The last turn also saw a few other actions I didn’t grab photos of. The other two Kiwis from the lead vehicle moved into position but were shot down by the two members of the snatch squad in a close range firefight. In return, the two insurgents were eliminated by the ever-present Humvee and it’s .50cal. The other contractor left alive from the lead vehicle had managed to take control of the technical he had been attacking, removing one of the major sources of suppression.

Unfortunately, we ran out of time and had to call it. Looking at the board, it was going to be very close. However, the ending consensus was that the Insurgents had just about managed to out fight the western forces and snatched the Ambassador from his vehicle. BLUFOR might have still been able to put up a fight – it was possible that the remaining vehicles could have pushed through. But it would have been a slog as every vehicle, except the rear Humvee, was damaged in one way or another.

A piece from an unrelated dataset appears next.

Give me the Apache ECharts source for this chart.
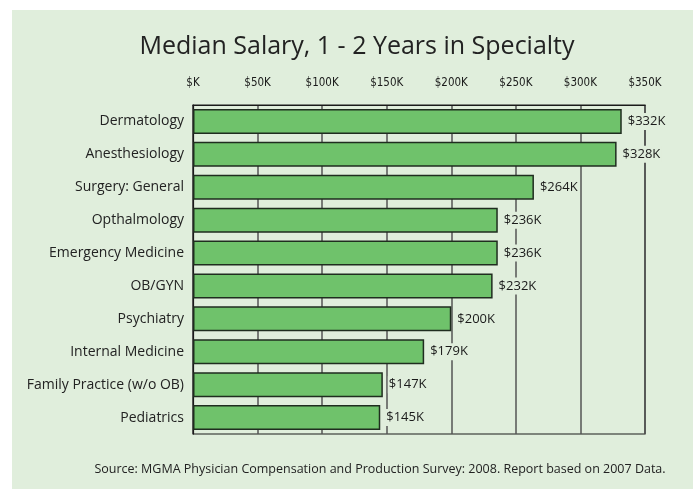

A few post game dice rolls worked out the final situation which saw the Ambassador taken captive and the loss of his aide, killed during the final snatch. In other words:

Whitley Bay, I have some very bad news about your Ambassador.


Overall it was an excellent game. The vehicles did a good job of soaking up all the fire but eventually the hits started counting. I decided to give the OPFOR a few more bits of gear when building the scenario so they could actually handle the armoured vehicles more than in my last game. I think the anti-material rifle was a waste of points – one of the professionals should have used it and maybe it would have done more than plink a few rounds off the Humvees.

Most importantly when running a game, both teams enjoyed themselves. We got a few rules mixed up but common sense (and Jack reminding me of rules I’d forgotten) saw that the game was an entertaining time.

But what is going to happen to the ambassador? And who were the hidden professionals working for? Most importantly, how will Geordiestan respond to this outrage? You’ll have to wait and see in future Adventures from Bazistan.